▶ _DATA EXCERPT_:
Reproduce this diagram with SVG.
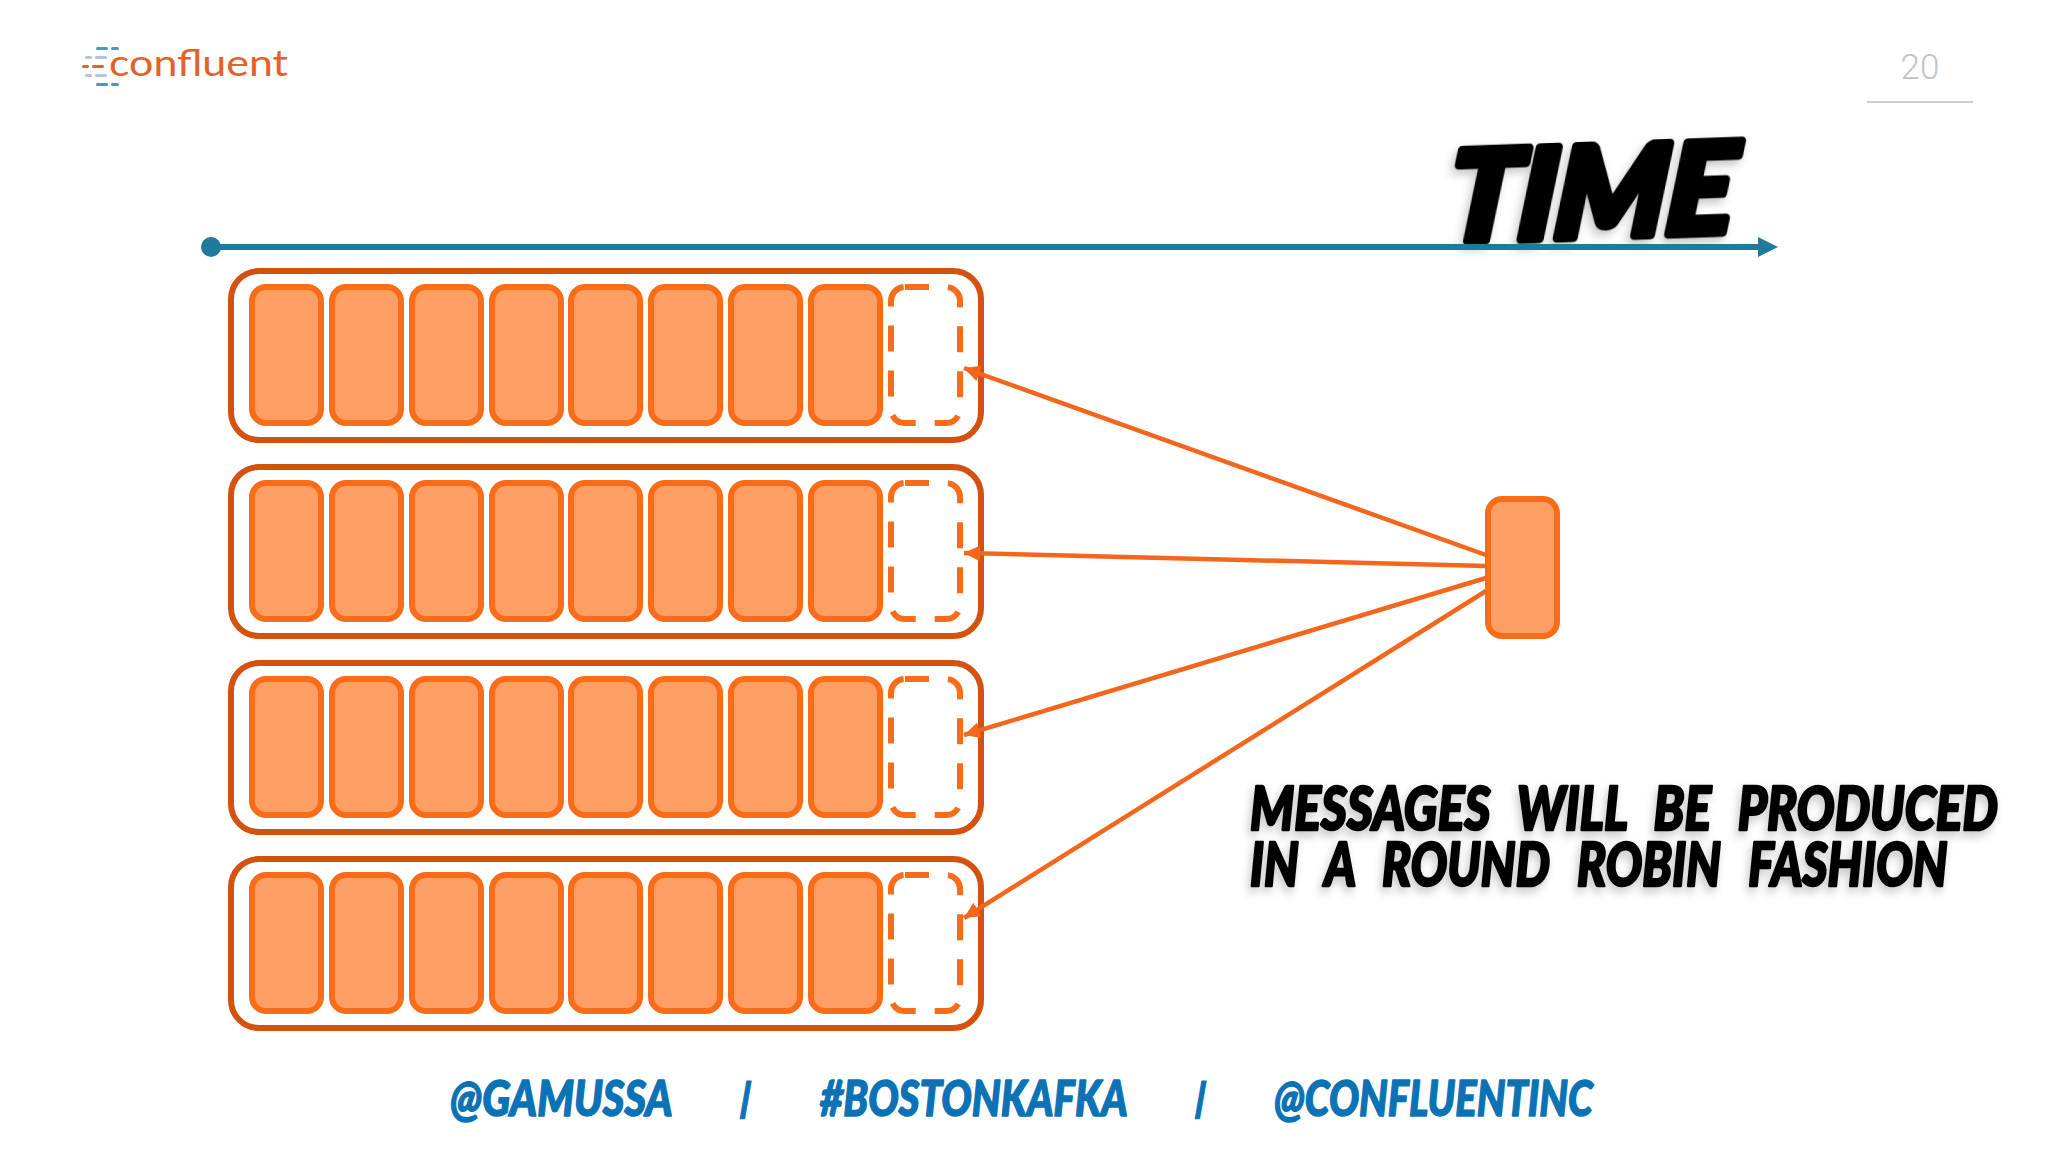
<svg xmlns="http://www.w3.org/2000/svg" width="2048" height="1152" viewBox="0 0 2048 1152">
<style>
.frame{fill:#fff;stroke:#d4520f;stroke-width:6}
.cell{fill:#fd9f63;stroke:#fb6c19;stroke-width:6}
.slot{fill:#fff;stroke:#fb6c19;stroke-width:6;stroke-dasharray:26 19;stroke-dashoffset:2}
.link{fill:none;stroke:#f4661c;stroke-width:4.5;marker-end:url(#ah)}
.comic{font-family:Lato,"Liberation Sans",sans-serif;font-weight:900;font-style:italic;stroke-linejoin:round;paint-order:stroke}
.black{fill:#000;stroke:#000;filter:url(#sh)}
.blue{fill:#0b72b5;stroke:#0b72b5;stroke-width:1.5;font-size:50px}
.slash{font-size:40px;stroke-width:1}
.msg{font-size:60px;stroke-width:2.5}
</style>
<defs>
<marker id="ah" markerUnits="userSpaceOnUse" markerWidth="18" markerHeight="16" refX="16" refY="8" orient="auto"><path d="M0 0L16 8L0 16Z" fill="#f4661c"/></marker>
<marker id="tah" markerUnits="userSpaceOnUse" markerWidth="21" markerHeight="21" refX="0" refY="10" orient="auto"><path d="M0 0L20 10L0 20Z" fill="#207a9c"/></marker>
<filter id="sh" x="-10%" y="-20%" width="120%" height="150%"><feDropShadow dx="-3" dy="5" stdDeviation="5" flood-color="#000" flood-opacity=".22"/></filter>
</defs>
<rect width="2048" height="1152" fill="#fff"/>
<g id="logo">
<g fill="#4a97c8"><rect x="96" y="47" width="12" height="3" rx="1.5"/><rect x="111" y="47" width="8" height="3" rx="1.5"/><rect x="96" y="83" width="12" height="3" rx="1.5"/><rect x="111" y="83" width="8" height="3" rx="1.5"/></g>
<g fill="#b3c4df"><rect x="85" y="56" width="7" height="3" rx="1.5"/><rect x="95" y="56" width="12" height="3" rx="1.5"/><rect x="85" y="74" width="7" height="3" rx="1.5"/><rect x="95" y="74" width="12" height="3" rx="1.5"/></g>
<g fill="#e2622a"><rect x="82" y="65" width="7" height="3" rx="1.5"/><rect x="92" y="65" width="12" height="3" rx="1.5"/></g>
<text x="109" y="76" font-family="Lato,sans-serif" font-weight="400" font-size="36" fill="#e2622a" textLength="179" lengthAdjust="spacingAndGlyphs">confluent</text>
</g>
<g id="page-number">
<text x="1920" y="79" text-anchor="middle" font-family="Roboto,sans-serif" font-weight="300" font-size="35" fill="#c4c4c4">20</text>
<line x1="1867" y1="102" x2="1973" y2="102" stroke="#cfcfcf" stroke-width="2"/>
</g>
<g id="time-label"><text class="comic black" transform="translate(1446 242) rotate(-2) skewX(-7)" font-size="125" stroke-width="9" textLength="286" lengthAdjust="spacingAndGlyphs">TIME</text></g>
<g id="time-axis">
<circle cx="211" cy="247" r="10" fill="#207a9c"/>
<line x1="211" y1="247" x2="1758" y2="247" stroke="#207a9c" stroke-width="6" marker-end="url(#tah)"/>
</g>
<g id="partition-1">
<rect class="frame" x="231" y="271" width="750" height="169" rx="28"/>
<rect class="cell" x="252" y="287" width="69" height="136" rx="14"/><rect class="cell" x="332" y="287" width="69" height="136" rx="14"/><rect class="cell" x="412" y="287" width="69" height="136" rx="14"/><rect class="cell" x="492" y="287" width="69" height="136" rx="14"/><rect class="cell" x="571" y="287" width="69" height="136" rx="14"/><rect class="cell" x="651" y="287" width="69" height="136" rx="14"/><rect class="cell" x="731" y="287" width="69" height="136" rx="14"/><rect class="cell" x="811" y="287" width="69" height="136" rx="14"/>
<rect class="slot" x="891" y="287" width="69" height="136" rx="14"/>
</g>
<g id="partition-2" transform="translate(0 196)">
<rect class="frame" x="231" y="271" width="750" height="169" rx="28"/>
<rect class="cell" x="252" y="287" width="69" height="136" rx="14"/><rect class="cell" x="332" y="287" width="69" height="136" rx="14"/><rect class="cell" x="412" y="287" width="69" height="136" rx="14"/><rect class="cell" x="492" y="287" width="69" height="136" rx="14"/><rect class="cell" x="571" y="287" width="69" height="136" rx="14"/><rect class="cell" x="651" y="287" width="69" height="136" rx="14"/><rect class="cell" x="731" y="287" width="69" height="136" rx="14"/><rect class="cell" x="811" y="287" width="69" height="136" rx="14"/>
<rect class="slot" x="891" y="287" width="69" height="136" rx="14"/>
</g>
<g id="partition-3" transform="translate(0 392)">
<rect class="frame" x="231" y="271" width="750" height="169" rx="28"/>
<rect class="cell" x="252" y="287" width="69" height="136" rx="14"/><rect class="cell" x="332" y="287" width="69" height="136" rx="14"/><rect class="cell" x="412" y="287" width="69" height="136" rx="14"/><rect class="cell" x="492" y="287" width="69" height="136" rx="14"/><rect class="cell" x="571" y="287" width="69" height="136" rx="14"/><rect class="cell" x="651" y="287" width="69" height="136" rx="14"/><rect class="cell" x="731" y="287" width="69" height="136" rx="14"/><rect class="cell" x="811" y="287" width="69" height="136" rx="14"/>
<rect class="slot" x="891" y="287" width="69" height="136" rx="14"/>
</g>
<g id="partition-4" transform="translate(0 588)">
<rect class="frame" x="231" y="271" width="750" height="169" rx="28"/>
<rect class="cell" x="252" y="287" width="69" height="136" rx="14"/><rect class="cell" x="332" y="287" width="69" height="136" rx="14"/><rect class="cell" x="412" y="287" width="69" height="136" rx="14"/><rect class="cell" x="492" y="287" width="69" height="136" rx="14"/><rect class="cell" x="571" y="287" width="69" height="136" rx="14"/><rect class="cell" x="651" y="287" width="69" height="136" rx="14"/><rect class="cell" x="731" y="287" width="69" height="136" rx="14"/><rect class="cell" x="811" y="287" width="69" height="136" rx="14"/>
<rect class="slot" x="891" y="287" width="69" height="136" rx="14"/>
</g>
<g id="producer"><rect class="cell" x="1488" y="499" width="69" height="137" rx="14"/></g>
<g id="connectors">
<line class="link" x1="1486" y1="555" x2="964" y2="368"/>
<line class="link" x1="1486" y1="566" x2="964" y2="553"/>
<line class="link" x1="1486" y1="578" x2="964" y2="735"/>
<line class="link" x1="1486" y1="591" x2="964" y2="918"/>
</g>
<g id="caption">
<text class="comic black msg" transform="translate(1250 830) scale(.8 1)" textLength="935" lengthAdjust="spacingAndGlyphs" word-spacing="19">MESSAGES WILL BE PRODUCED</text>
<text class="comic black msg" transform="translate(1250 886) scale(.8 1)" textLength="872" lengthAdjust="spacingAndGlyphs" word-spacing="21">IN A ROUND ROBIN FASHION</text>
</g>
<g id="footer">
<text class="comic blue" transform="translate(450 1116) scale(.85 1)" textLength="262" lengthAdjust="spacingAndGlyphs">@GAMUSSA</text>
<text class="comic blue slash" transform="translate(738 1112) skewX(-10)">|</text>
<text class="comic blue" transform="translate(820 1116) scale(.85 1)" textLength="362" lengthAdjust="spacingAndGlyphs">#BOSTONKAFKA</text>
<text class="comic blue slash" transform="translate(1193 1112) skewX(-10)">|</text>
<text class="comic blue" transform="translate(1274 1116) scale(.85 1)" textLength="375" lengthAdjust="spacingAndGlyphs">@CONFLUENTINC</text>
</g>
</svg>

▶ _WORK REQUIRED_: Reproduce all of the data exactly; the pictures do not belong in the copy.

▶ _EXPECTED ANSWER_:
Reproduce this diagram with SVG.
<svg xmlns="http://www.w3.org/2000/svg" width="2048" height="1152" viewBox="0 0 2048 1152">
<style>
.frame{fill:#fff;stroke:#d4520f;stroke-width:6}
.cell{fill:#fd9f63;stroke:#fb6c19;stroke-width:6}
.slot{fill:#fff;stroke:#fb6c19;stroke-width:6;stroke-dasharray:26 19;stroke-dashoffset:2}
.link{fill:none;stroke:#f4661c;stroke-width:4.5;marker-end:url(#ah)}
.comic{font-family:Lato,"Liberation Sans",sans-serif;font-weight:900;font-style:italic;stroke-linejoin:round;paint-order:stroke}
.black{fill:#000;stroke:#000;filter:url(#sh)}
.blue{fill:#0b72b5;stroke:#0b72b5;stroke-width:1.5;font-size:50px}
.slash{font-size:40px;stroke-width:1}
.msg{font-size:60px;stroke-width:2.5}
</style>
<defs>
<marker id="ah" markerUnits="userSpaceOnUse" markerWidth="18" markerHeight="16" refX="16" refY="8" orient="auto"><path d="M0 0L16 8L0 16Z" fill="#f4661c"/></marker>
<marker id="tah" markerUnits="userSpaceOnUse" markerWidth="21" markerHeight="21" refX="0" refY="10" orient="auto"><path d="M0 0L20 10L0 20Z" fill="#207a9c"/></marker>
<filter id="sh" x="-10%" y="-20%" width="120%" height="150%"><feDropShadow dx="-3" dy="5" stdDeviation="5" flood-color="#000" flood-opacity=".22"/></filter>
</defs>
<rect width="2048" height="1152" fill="#fff"/>
<g id="logo">
<g fill="#4a97c8"><rect x="96" y="47" width="12" height="3" rx="1.5"/><rect x="111" y="47" width="8" height="3" rx="1.5"/><rect x="96" y="83" width="12" height="3" rx="1.5"/><rect x="111" y="83" width="8" height="3" rx="1.5"/></g>
<g fill="#b3c4df"><rect x="85" y="56" width="7" height="3" rx="1.5"/><rect x="95" y="56" width="12" height="3" rx="1.5"/><rect x="85" y="74" width="7" height="3" rx="1.5"/><rect x="95" y="74" width="12" height="3" rx="1.5"/></g>
<g fill="#e2622a"><rect x="82" y="65" width="7" height="3" rx="1.5"/><rect x="92" y="65" width="12" height="3" rx="1.5"/></g>
<text x="109" y="76" font-family="Lato,sans-serif" font-weight="400" font-size="36" fill="#e2622a" textLength="179" lengthAdjust="spacingAndGlyphs">confluent</text>
</g>
<g id="page-number">
<text x="1920" y="79" text-anchor="middle" font-family="Roboto,sans-serif" font-weight="300" font-size="35" fill="#c4c4c4">20</text>
<line x1="1867" y1="102" x2="1973" y2="102" stroke="#cfcfcf" stroke-width="2"/>
</g>
<g id="time-label"><text class="comic black" transform="translate(1446 242) rotate(-2) skewX(-7)" font-size="125" stroke-width="9" textLength="286" lengthAdjust="spacingAndGlyphs">TIME</text></g>
<g id="time-axis">
<circle cx="211" cy="247" r="10" fill="#207a9c"/>
<line x1="211" y1="247" x2="1758" y2="247" stroke="#207a9c" stroke-width="6" marker-end="url(#tah)"/>
</g>
<g id="partition-1">
<rect class="frame" x="231" y="271" width="750" height="169" rx="28"/>
<rect class="cell" x="252" y="287" width="69" height="136" rx="14"/><rect class="cell" x="332" y="287" width="69" height="136" rx="14"/><rect class="cell" x="412" y="287" width="69" height="136" rx="14"/><rect class="cell" x="492" y="287" width="69" height="136" rx="14"/><rect class="cell" x="571" y="287" width="69" height="136" rx="14"/><rect class="cell" x="651" y="287" width="69" height="136" rx="14"/><rect class="cell" x="731" y="287" width="69" height="136" rx="14"/><rect class="cell" x="811" y="287" width="69" height="136" rx="14"/>
<rect class="slot" x="891" y="287" width="69" height="136" rx="14"/>
</g>
<g id="partition-2" transform="translate(0 196)">
<rect class="frame" x="231" y="271" width="750" height="169" rx="28"/>
<rect class="cell" x="252" y="287" width="69" height="136" rx="14"/><rect class="cell" x="332" y="287" width="69" height="136" rx="14"/><rect class="cell" x="412" y="287" width="69" height="136" rx="14"/><rect class="cell" x="492" y="287" width="69" height="136" rx="14"/><rect class="cell" x="571" y="287" width="69" height="136" rx="14"/><rect class="cell" x="651" y="287" width="69" height="136" rx="14"/><rect class="cell" x="731" y="287" width="69" height="136" rx="14"/><rect class="cell" x="811" y="287" width="69" height="136" rx="14"/>
<rect class="slot" x="891" y="287" width="69" height="136" rx="14"/>
</g>
<g id="partition-3" transform="translate(0 392)">
<rect class="frame" x="231" y="271" width="750" height="169" rx="28"/>
<rect class="cell" x="252" y="287" width="69" height="136" rx="14"/><rect class="cell" x="332" y="287" width="69" height="136" rx="14"/><rect class="cell" x="412" y="287" width="69" height="136" rx="14"/><rect class="cell" x="492" y="287" width="69" height="136" rx="14"/><rect class="cell" x="571" y="287" width="69" height="136" rx="14"/><rect class="cell" x="651" y="287" width="69" height="136" rx="14"/><rect class="cell" x="731" y="287" width="69" height="136" rx="14"/><rect class="cell" x="811" y="287" width="69" height="136" rx="14"/>
<rect class="slot" x="891" y="287" width="69" height="136" rx="14"/>
</g>
<g id="partition-4" transform="translate(0 588)">
<rect class="frame" x="231" y="271" width="750" height="169" rx="28"/>
<rect class="cell" x="252" y="287" width="69" height="136" rx="14"/><rect class="cell" x="332" y="287" width="69" height="136" rx="14"/><rect class="cell" x="412" y="287" width="69" height="136" rx="14"/><rect class="cell" x="492" y="287" width="69" height="136" rx="14"/><rect class="cell" x="571" y="287" width="69" height="136" rx="14"/><rect class="cell" x="651" y="287" width="69" height="136" rx="14"/><rect class="cell" x="731" y="287" width="69" height="136" rx="14"/><rect class="cell" x="811" y="287" width="69" height="136" rx="14"/>
<rect class="slot" x="891" y="287" width="69" height="136" rx="14"/>
</g>
<g id="producer"><rect class="cell" x="1488" y="499" width="69" height="137" rx="14"/></g>
<g id="connectors">
<line class="link" x1="1486" y1="555" x2="964" y2="368"/>
<line class="link" x1="1486" y1="566" x2="964" y2="553"/>
<line class="link" x1="1486" y1="578" x2="964" y2="735"/>
<line class="link" x1="1486" y1="591" x2="964" y2="918"/>
</g>
<g id="caption">
<text class="comic black msg" transform="translate(1250 830) scale(.8 1)" textLength="935" lengthAdjust="spacingAndGlyphs" word-spacing="19">MESSAGES WILL BE PRODUCED</text>
<text class="comic black msg" transform="translate(1250 886) scale(.8 1)" textLength="872" lengthAdjust="spacingAndGlyphs" word-spacing="21">IN A ROUND ROBIN FASHION</text>
</g>
<g id="footer">
<text class="comic blue" transform="translate(450 1116) scale(.85 1)" textLength="262" lengthAdjust="spacingAndGlyphs">@GAMUSSA</text>
<text class="comic blue slash" transform="translate(738 1112) skewX(-10)">|</text>
<text class="comic blue" transform="translate(820 1116) scale(.85 1)" textLength="362" lengthAdjust="spacingAndGlyphs">#BOSTONKAFKA</text>
<text class="comic blue slash" transform="translate(1193 1112) skewX(-10)">|</text>
<text class="comic blue" transform="translate(1274 1116) scale(.85 1)" textLength="375" lengthAdjust="spacingAndGlyphs">@CONFLUENTINC</text>
</g>
</svg>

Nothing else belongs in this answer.